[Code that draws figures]
^^^^
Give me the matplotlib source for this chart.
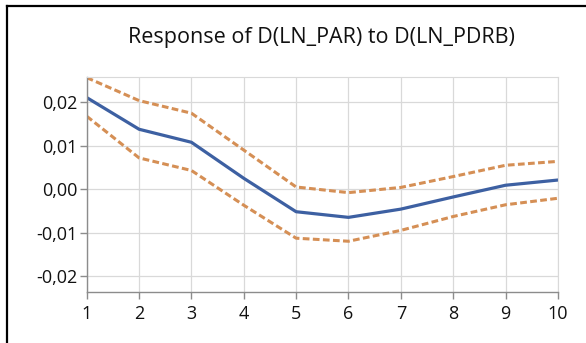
import matplotlib.pyplot as plt
from matplotlib.lines import Line2D

# impulse response values
periods = [1, 2, 3, 4, 5, 6, 7, 8, 9, 10]
response = [0.0211, 0.0138, 0.0108, 0.0025, -0.0052, -0.0065, -0.0046, -0.0018, 0.0009, 0.0021]
upper = [0.0257, 0.0204, 0.0175, 0.0090, 0.0005, -0.0008, 0.0004, 0.0029, 0.0055, 0.0064]
lower = [0.0168, 0.0072, 0.0043, -0.0037, -0.0113, -0.0120, -0.0095, -0.0063, -0.0036, -0.0021]
yticks = [0.02, 0.01, 0.0, -0.01, -0.02]
ytick_labels = ['0,02', '0,01', '0,00', '-0,01', '-0,02']
title = "Response of D(LN_PAR) to D(LN_PDRB)"

plt.rcParams['font.family'] = ['Open Sans', 'DejaVu Sans']

fig = plt.figure(figsize=(5.86, 3.43), dpi=100)
ax = fig.add_axes([0.148, 0.148, 0.804, 0.627])

ax.plot(periods, upper, color='#d58f55', lw=2.2, dashes=(2.2, 1.1))
ax.plot(periods, lower, color='#d58f55', lw=2.2, dashes=(2.2, 1.1))
ax.plot(periods, response, color='#3d60a2', lw=2.3)

ax.set_xlim(1, 10)
ax.set_ylim(-0.02375, 0.0258)
ax.set_xticks(periods)
ax.set_yticks(yticks)
ax.set_yticklabels(ytick_labels)
ax.grid(True, color='#d9d9d9', lw=0.9)
ax.set_axisbelow(True)

for side in ['top', 'right']:
    ax.spines[side].set_color('#d9d9d9')
for side in ['left', 'bottom']:
    ax.spines[side].set_color('#8c8c8c')
    ax.spines[side].set_linewidth(1.0)
ax.tick_params(axis='both', colors='#8c8c8c', length=5, width=1.0,
               labelsize=13, labelcolor='#111111')
ax.tick_params(axis='y', pad=2)
ax.tick_params(axis='x', pad=4)

fig.text(0.548, 0.891, title, ha='center', va='center', fontsize=15.5, color='#111111')

# outer frame
fig.add_artist(Line2D([0.012, 0.012], [0, 0.982], color='black', lw=1.6, transform=fig.transFigure))
fig.add_artist(Line2D([0.012, 1.0], [0.982, 0.982], color='black', lw=1.6, transform=fig.transFigure))

fig.savefig('out.png', dpi=100)
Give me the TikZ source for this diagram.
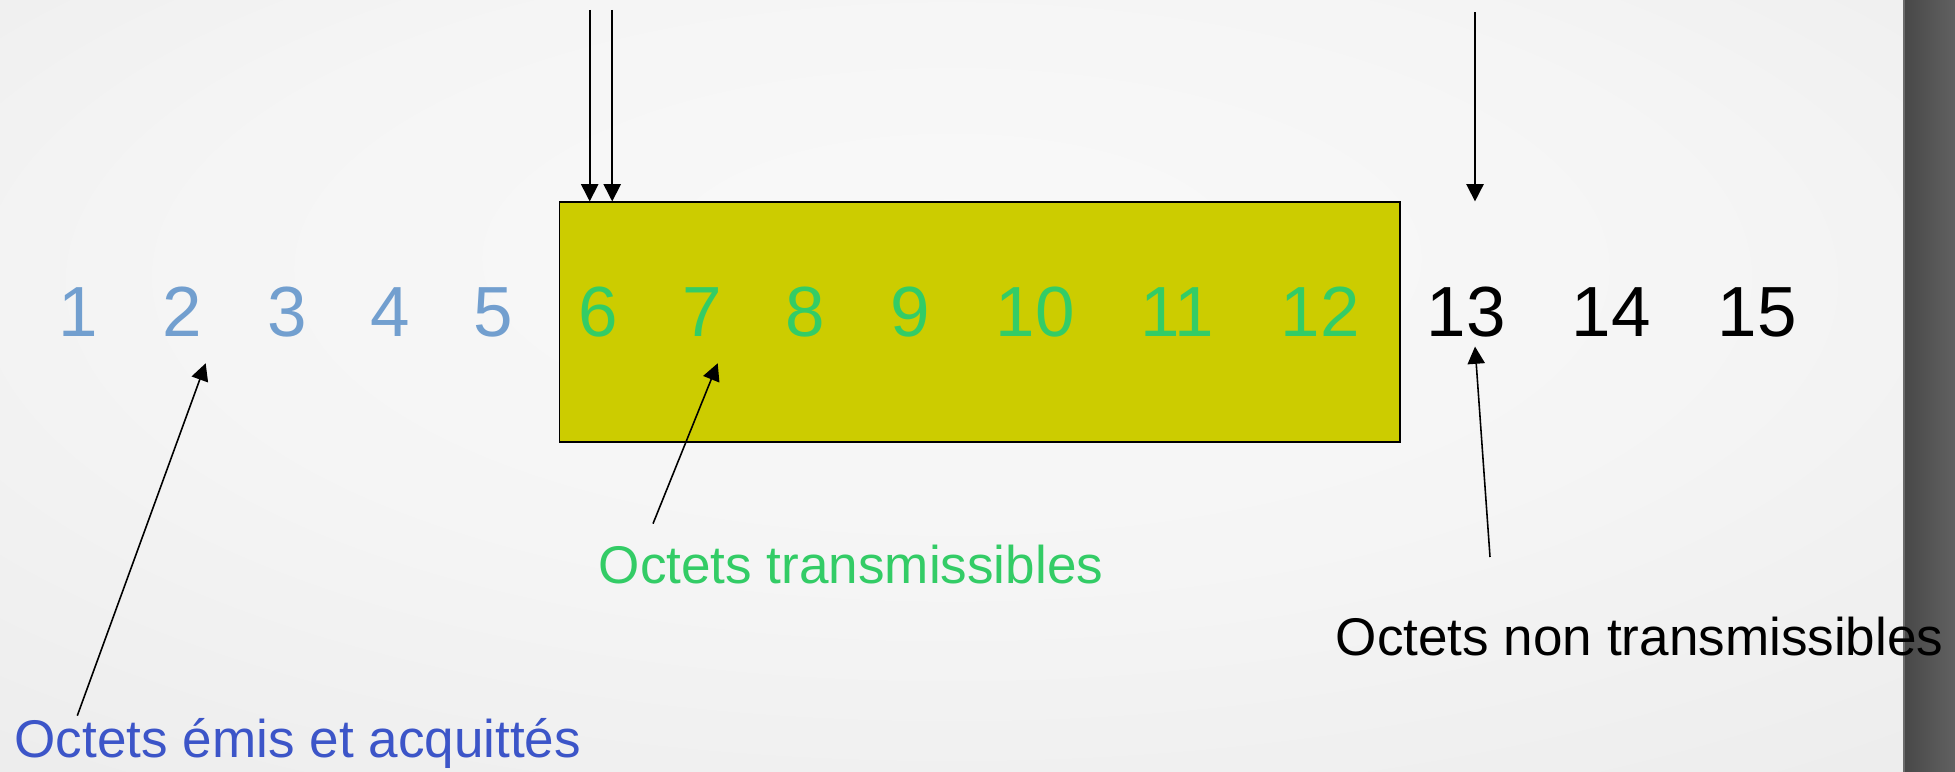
\documentclass[tikz,border=0pt]{standalone}
\usepackage{fontspec}
\setmainfont{Liberation Sans}
\usetikzlibrary{arrows.meta,positioning}

\definecolor{sentblue}{HTML}{729FCF}
\definecolor{okgreen}{HTML}{33CC66}
\definecolor{winyellow}{HTML}{CCCC00}
\definecolor{ackblue}{HTML}{3C55C8}
\definecolor{bgin}{HTML}{F9F9F9}
\definecolor{bgout}{HTML}{DEDEDE}

\pgfdeclareradialshading{slidebg}{\pgfpoint{0bp}{10bp}}{color(0bp)=(bgin); color(20bp)=(bgin!85!bgout); color(72bp)=(bgout)}

\begin{document}
\begin{tikzpicture}[
    num/.style={anchor=base, inner sep=0pt, font=\fontsize{20.2}{24}\selectfont},
    txt/.style={anchor=base west, inner sep=0pt, font=\fontsize{15.1}{18}\selectfont},
    arrow/.style={line width=0.45pt, -{Triangle[width=4.9pt,length=4.9pt]}}
]
    \useasboundingbox (0,0) rectangle (19.55,7.72);
    % slide background
    \shade[shading=slidebg] (0,0) rectangle (19.03,7.72);
    \shade[left color=black!72, right color=black!62] (19.03,0) rectangle (19.55,7.72);
    \draw[black!58, line width=0.5pt] (19.04,0) -- (19.04,7.72);

    % sliding window
    \node (win) [draw=black, line width=0.45pt, fill=winyellow, inner sep=0pt,
        minimum width=8.404cm, minimum height=2.40cm, anchor=south west] at (5.586,3.29) {};

    % byte numbers
    \foreach \n/\x in {1/0.785, 2/1.82, 3/2.868, 4/3.90, 5/4.937}
        \node (n\n) [num, text=sentblue] at (\x,4.35) {\n};
    \foreach \n/\x in {6/5.985, 7/7.02, 8/8.055, 9/9.10, 10/10.35, 11/11.77, 12/13.20}
        \node (n\n) [num, text=okgreen] at (\x,4.35) {\n};
    \foreach \n/\x in {13/14.66, 14/16.11, 15/17.57}
        \node (n\n) [num, text=black] at (\x,4.35) {\n};

    % labels
    \node (ok) [txt, anchor=base, text=okgreen] at (8.51,1.885) {Octets transmissibles};
    \node (ko) [txt, text=black] at (13.35,1.16) {Octets non transmissibles};
    \node (ack) [txt, text=ackblue] at (0.14,0.14) {Octets émis et acquittés};

    % pointers
    \coordinate (p1) at (5.897,7.62);
    \coordinate (p2) at (6.122,7.62);
    \coordinate (p3) at (14.75,7.595);
    \draw [arrow] (p1) -- (p1 |- win.north);
    \draw [arrow] (p2) -- (p2 |- win.north);
    \draw [arrow] (p3) -- (p3 |- win.north);

    \coordinate (ackTail) at (0.773,0.563);
    \coordinate (ackTip) at (2.057,4.087);
    \coordinate (okTail) at (6.53,2.483);
    \coordinate (okTip) at (7.177,4.087);
    \coordinate (koTail) at (14.90,2.15);
    \coordinate (koTip) at (14.75,4.254);
    \draw [arrow] (ackTail) -- (ackTip);
    \draw [arrow] (okTail) -- (okTip);
    \draw [arrow] (koTail) -- (koTip);
\end{tikzpicture}
\end{document}
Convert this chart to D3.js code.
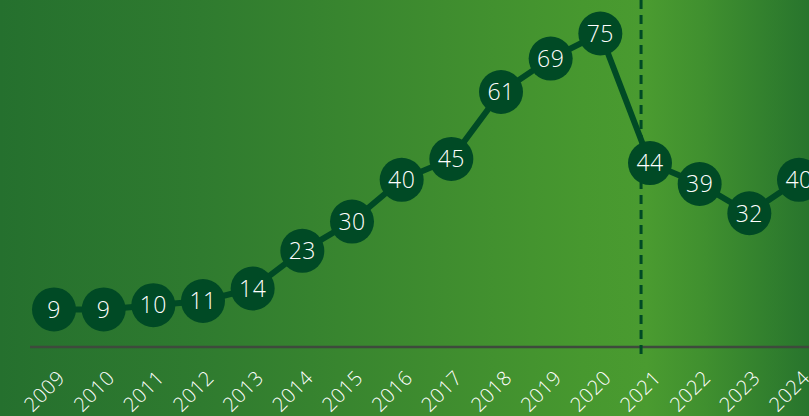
<!DOCTYPE html>
<html>
<head>
<meta charset="utf-8">
<script src="https://cdn.jsdelivr.net/npm/d3@7"></script>
<style>
  html, body { margin: 0; padding: 0; overflow: hidden; }
  svg { display: block; }
</style>
</head>
<body>
<svg id="chart"></svg>
<script>
// values
var years = [2009, 2010, 2011, 2012, 2013, 2014, 2015, 2016, 2017, 2018, 2019, 2020, 2021, 2022, 2023, 2024]
var counts = [9, 9, 10, 11, 14, 23, 30, 40, 45, 61, 69, 75, 44, 39, 32, 40]
var markerYear = 2020.82   // dashed separator sits just left of 2021

var width = 809
var height = 416

var svg = d3.select("#chart")
            .attr("width", width)
            .attr("height", height)

// background gradient
var defs = svg.append("defs")
var grad = defs.append("linearGradient")
               .attr("id", "bg")
               .attr("x1", "0%").attr("x2", "100%")
               .attr("y1", "0%").attr("y2", "0%")
var stops = [[0, "#25702e"], [0.25, "#2f7b2f"], [0.55, "#3f8d2f"], [0.72, "#47982f"], [0.8, "#4a9b30"], [0.87, "#40902f"], [1, "#28752d"]]
stops.forEach(function(s) {
    grad.append("stop").attr("offset", s[0]).attr("stop-color", s[1])
})
svg.append("rect")
   .attr("width", width)
   .attr("height", height)
   .attr("fill", "url(#bg)")

var x = d3.scaleLinear()
          .domain([2009, 2024])
          .range([54, 799])

var y = d3.scaleLinear()
          .domain([0, 80])
          .range([347, 12.6])

var dark = "#004a25"
var font = "'Open Sans', sans-serif"

// baseline
svg.append("line")
   .attr("x1", 30).attr("x2", width)
   .attr("y1", y(0)).attr("y2", y(0))
   .attr("stroke", "#3e4a3c")
   .attr("stroke-width", 2.5)

// dashed vertical marker
svg.append("line")
   .attr("x1", x(markerYear)).attr("x2", x(markerYear))
   .attr("y1", 0).attr("y2", y(0) + 11)
   .attr("stroke", dark)
   .attr("stroke-width", 3)
   .attr("stroke-dasharray", "9,6")

// line
var line = d3.line()
             .x(function(d, i) { return x(years[i]) })
             .y(function(d) { return y(d) })

svg.append("path")
   .datum(counts)
   .attr("d", line)
   .attr("fill", "none")
   .attr("stroke", dark)
   .attr("stroke-width", 6)

var points = svg.selectAll(".pt")
                .data(counts)
                .enter()
                .append("g")
                .attr("class", "pt")
                .attr("transform", function(d, i) {
                    return "translate(" + x(years[i]) + "," + y(d) + ")"
                })

points.append("circle")
      .attr("r", 22)
      .attr("fill", dark)

points.append("text")
      .attr("text-anchor", "middle")
      .attr("dy", "0.36em")
      .attr("fill", "#ffffff")
      .attr("font-family", font)
      .attr("font-weight", 300)
      .attr("font-size", 23)
      .attr("letter-spacing", 0.5)
      .text(function(d) { return d })

// rotated year labels
svg.selectAll(".yr")
   .data(years)
   .enter()
   .append("text")
   .attr("class", "yr")
   .attr("transform", function(d) {
       return "translate(" + (x(d) + 2) + "," + 369 + ") rotate(-45)"
   })
   .attr("text-anchor", "end")
   .attr("dy", "0.72em")
   .attr("fill", "#ffffff")
   .attr("font-family", font)
   .attr("font-weight", 300)
   .attr("font-size", 20)
   .attr("letter-spacing", 0.5)
   .text(function(d) { return d })
</script>
</body>
</html>
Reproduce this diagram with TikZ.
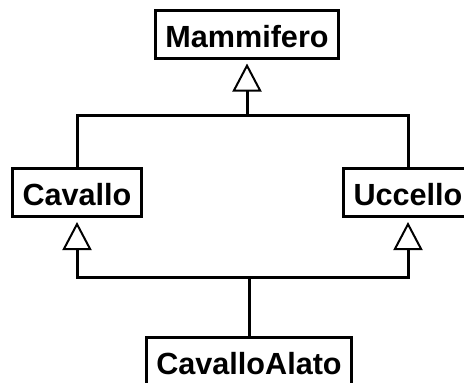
\documentclass[tikz,border=0pt]{standalone}
\usepackage{fontspec}
\setmainfont{Liberation Sans}
\usetikzlibrary{arrows.meta}
\begin{document}
\begin{tikzpicture}[x=1pt, y=-1pt,
    classbox/.style={draw, line width=3pt, fill=white, inner xsep=10pt, inner ysep=3pt,
      text height=34pt, text depth=8pt, font=\fontsize{30.6}{34}\selectfont\bfseries},
    isa/.style={line width=3pt, shorten >=4pt,
      -{Triangle[length=28pt, width=29pt, fill=white, line width=2pt]}}]
      \clip (0,0) rectangle (464,383);
      \fill[white] (0,0) rectangle (464,383);

	\node[classbox] (mammifero) at (247,34) {Mammifero};
	\node[classbox] (cavallo) at (77,192.5) {Cavallo};
	\node[classbox] (uccello) at (408,192.5) {Uccello};
	\node[classbox] (alato) at (249,361) {CavalloAlato};

	\coordinate (topbar) at (247,115);
	\coordinate (midbar) at (249,277);

	\draw[line width=3pt] (cavallo.north) |- (topbar);
	\draw[line width=3pt] (uccello.north) |- (topbar);
	\draw[isa] (topbar) -- (mammifero.south);

	\draw[isa] (alato.north) -- (midbar) -| (cavallo.south);
	\draw[isa] (alato.north) -- (midbar) -| (uccello.south);
\end{tikzpicture}
\end{document}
^^^^
[PROMPT]:
Each line from the top of the material through the line containing "from matplotlib.lines import Line2D" should be reproduced exactly; please drop any images.

[ANSWER TO THE TASK]:
Give me the matplotlib source for this chart.
import matplotlib.pyplot as plt
from matplotlib.lines import Line2D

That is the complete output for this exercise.